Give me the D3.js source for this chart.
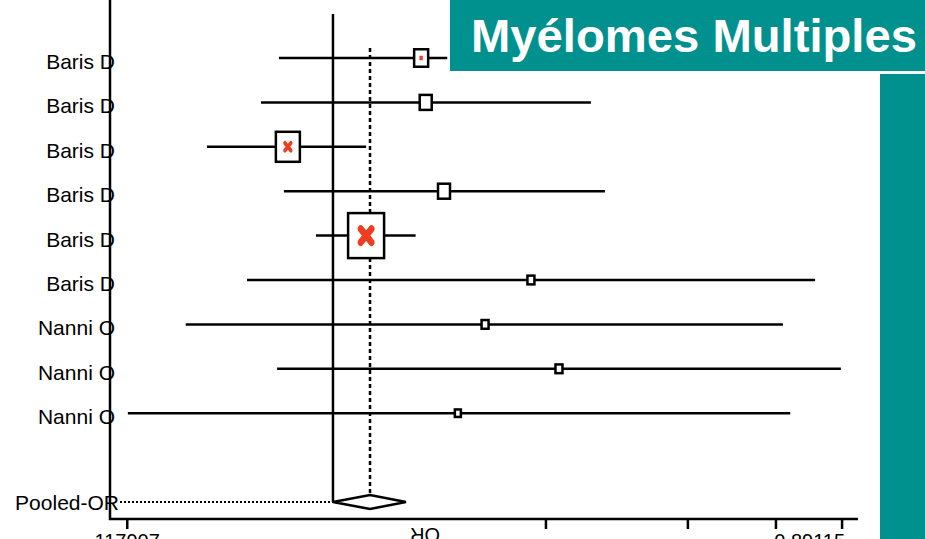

============================================================

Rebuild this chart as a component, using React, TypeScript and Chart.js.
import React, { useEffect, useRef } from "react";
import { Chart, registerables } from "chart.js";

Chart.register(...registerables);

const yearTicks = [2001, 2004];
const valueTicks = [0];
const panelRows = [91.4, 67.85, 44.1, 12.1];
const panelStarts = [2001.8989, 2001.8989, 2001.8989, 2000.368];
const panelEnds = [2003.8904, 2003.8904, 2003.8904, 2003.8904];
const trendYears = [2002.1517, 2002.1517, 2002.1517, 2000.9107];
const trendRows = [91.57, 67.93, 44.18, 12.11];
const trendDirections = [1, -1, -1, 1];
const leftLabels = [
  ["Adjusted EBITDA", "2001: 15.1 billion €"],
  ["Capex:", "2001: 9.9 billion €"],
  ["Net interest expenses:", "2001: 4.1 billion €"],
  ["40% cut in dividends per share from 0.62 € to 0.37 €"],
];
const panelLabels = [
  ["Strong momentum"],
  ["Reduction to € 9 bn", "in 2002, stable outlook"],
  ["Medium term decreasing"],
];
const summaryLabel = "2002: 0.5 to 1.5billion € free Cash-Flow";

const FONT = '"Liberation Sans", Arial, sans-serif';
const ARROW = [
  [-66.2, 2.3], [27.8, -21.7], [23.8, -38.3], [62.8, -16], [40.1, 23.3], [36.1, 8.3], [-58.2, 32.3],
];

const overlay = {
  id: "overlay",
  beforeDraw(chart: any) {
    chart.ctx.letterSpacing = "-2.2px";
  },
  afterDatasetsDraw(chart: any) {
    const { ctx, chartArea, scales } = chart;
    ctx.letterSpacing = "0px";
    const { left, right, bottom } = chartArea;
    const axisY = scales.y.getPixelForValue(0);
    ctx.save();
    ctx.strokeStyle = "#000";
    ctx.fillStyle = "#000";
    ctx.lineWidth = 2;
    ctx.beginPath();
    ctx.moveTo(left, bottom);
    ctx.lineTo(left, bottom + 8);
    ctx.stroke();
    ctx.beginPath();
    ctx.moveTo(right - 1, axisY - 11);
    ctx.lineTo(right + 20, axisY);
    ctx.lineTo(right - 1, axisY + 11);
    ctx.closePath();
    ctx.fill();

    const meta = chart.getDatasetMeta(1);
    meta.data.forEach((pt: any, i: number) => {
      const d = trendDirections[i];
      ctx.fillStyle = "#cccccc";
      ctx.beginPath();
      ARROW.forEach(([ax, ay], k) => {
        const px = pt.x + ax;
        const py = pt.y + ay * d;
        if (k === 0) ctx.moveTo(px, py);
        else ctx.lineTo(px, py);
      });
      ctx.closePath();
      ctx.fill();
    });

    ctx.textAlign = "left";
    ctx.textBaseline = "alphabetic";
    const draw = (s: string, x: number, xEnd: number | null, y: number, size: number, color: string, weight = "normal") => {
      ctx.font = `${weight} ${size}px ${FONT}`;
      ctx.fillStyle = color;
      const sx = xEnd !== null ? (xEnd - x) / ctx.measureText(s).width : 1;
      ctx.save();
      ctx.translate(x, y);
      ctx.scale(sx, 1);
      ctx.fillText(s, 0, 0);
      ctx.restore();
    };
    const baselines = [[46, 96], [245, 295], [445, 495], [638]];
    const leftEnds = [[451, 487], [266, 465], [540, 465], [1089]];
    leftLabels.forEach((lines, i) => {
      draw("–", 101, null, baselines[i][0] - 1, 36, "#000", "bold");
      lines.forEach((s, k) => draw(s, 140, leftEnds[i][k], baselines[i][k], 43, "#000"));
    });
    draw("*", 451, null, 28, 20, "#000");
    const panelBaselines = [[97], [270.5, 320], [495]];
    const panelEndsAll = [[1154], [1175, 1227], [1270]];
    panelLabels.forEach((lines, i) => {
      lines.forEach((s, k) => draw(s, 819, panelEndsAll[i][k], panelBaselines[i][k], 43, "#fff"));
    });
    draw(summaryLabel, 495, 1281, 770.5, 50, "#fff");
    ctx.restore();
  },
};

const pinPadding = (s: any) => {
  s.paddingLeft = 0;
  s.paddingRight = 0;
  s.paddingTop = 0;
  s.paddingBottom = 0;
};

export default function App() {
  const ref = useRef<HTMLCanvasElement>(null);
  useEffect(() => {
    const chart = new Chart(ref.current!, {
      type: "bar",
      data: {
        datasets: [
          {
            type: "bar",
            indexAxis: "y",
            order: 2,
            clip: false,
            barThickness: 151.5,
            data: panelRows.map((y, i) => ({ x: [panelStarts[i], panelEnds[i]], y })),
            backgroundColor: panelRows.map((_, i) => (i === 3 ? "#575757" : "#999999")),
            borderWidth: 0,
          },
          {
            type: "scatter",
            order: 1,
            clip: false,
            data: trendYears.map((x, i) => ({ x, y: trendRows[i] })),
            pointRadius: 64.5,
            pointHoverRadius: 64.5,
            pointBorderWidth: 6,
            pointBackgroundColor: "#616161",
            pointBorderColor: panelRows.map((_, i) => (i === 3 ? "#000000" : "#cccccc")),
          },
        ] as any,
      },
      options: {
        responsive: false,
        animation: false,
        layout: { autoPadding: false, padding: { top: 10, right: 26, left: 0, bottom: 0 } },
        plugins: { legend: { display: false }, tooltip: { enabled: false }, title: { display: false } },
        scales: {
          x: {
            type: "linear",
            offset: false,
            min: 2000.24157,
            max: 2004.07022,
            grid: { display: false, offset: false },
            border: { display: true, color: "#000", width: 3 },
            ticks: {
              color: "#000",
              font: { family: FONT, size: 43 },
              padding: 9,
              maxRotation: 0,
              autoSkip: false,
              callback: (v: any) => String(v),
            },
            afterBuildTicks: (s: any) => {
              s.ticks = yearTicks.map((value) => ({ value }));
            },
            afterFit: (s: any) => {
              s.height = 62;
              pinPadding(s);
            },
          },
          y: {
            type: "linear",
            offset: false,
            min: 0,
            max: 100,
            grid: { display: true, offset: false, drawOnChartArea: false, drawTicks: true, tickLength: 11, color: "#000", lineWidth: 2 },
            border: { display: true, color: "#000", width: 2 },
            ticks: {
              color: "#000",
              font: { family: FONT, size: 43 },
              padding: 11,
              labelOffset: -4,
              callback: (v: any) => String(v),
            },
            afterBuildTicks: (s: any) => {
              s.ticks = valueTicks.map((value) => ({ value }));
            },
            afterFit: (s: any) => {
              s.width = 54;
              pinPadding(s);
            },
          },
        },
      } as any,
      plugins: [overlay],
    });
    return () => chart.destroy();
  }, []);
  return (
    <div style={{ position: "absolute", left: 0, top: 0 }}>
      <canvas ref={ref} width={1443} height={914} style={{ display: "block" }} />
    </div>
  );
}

============================================================

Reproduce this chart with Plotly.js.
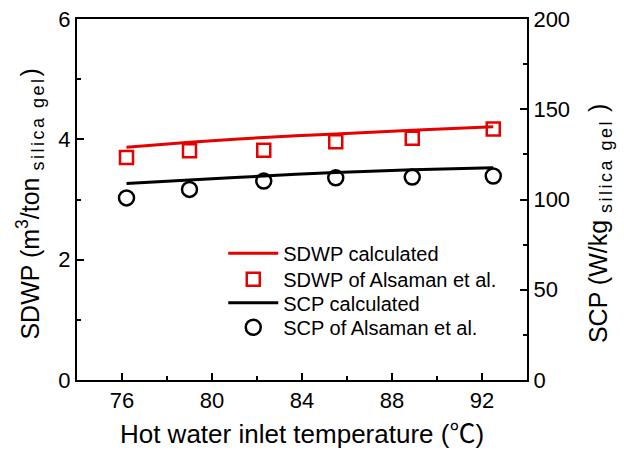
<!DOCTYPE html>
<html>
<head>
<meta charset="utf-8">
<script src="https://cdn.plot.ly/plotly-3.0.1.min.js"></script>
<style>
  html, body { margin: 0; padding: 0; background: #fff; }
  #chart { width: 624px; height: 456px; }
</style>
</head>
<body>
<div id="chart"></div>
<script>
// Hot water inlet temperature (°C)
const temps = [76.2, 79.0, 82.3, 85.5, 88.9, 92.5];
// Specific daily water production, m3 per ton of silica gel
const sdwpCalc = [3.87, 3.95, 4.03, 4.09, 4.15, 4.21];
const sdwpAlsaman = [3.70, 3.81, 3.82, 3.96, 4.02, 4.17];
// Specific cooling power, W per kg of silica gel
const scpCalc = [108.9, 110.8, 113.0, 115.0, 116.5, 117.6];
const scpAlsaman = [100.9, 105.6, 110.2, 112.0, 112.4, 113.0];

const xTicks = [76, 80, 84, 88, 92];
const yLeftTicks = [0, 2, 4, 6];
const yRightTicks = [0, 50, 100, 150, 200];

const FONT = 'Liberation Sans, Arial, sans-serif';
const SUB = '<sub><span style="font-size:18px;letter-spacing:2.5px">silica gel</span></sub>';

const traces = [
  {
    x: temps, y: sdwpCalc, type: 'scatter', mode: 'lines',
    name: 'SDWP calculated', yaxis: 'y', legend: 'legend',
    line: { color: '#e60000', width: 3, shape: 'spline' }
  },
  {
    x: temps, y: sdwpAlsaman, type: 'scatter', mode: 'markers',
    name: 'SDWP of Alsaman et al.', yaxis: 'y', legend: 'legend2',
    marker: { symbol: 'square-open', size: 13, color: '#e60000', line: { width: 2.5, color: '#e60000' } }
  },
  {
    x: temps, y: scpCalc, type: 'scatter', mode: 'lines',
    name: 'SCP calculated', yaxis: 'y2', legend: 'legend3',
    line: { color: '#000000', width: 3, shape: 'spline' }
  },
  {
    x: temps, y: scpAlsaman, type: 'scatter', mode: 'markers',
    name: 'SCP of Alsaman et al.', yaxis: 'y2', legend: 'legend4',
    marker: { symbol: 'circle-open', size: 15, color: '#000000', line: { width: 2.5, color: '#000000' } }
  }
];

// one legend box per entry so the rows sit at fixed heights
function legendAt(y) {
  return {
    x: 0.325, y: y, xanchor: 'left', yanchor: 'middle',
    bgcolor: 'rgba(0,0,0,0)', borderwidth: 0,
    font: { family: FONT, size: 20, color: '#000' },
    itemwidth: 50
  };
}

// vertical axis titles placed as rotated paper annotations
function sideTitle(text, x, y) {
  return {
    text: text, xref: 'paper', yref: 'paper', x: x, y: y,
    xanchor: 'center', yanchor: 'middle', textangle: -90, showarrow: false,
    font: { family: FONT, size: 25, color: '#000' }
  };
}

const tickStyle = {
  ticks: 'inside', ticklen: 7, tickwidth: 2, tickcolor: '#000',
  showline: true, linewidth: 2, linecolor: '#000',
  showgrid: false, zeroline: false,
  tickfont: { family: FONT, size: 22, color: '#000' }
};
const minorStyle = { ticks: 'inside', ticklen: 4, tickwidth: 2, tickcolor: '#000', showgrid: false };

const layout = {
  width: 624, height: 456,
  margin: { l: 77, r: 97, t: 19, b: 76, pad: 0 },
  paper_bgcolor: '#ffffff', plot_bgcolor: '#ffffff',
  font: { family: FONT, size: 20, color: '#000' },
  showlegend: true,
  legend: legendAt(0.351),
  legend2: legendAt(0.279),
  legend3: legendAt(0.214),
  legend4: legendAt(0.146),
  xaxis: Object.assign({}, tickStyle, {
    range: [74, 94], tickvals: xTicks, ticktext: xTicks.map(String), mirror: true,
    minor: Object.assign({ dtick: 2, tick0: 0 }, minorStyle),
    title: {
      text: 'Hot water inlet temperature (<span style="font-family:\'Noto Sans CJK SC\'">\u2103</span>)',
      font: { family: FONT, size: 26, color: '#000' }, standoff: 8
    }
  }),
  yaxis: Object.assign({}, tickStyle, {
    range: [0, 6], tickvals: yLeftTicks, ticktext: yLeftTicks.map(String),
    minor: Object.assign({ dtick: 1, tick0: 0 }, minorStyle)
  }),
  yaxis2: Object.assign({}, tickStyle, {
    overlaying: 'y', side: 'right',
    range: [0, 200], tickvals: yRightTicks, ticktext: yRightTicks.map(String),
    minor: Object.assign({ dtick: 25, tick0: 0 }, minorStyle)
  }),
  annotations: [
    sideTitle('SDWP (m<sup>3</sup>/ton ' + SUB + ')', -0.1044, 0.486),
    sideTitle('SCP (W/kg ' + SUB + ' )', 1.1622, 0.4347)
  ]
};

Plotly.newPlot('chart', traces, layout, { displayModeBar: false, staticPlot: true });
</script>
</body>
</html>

============================================================

Copy the lines above exactly, starting at the one with "Reproduce this chart with Plotly.js." and ending at the one with "const yRightTicks = [0, 50, 100, 150, 200];", both included. Leave out any pictures and add nothing else.

Reproduce this chart with Plotly.js.
<!DOCTYPE html>
<html>
<head>
<meta charset="utf-8">
<script src="https://cdn.plot.ly/plotly-3.0.1.min.js"></script>
<style>
  html, body { margin: 0; padding: 0; background: #fff; }
  #chart { width: 624px; height: 456px; }
</style>
</head>
<body>
<div id="chart"></div>
<script>
// Hot water inlet temperature (°C)
const temps = [76.2, 79.0, 82.3, 85.5, 88.9, 92.5];
// Specific daily water production, m3 per ton of silica gel
const sdwpCalc = [3.87, 3.95, 4.03, 4.09, 4.15, 4.21];
const sdwpAlsaman = [3.70, 3.81, 3.82, 3.96, 4.02, 4.17];
// Specific cooling power, W per kg of silica gel
const scpCalc = [108.9, 110.8, 113.0, 115.0, 116.5, 117.6];
const scpAlsaman = [100.9, 105.6, 110.2, 112.0, 112.4, 113.0];

const xTicks = [76, 80, 84, 88, 92];
const yLeftTicks = [0, 2, 4, 6];
const yRightTicks = [0, 50, 100, 150, 200];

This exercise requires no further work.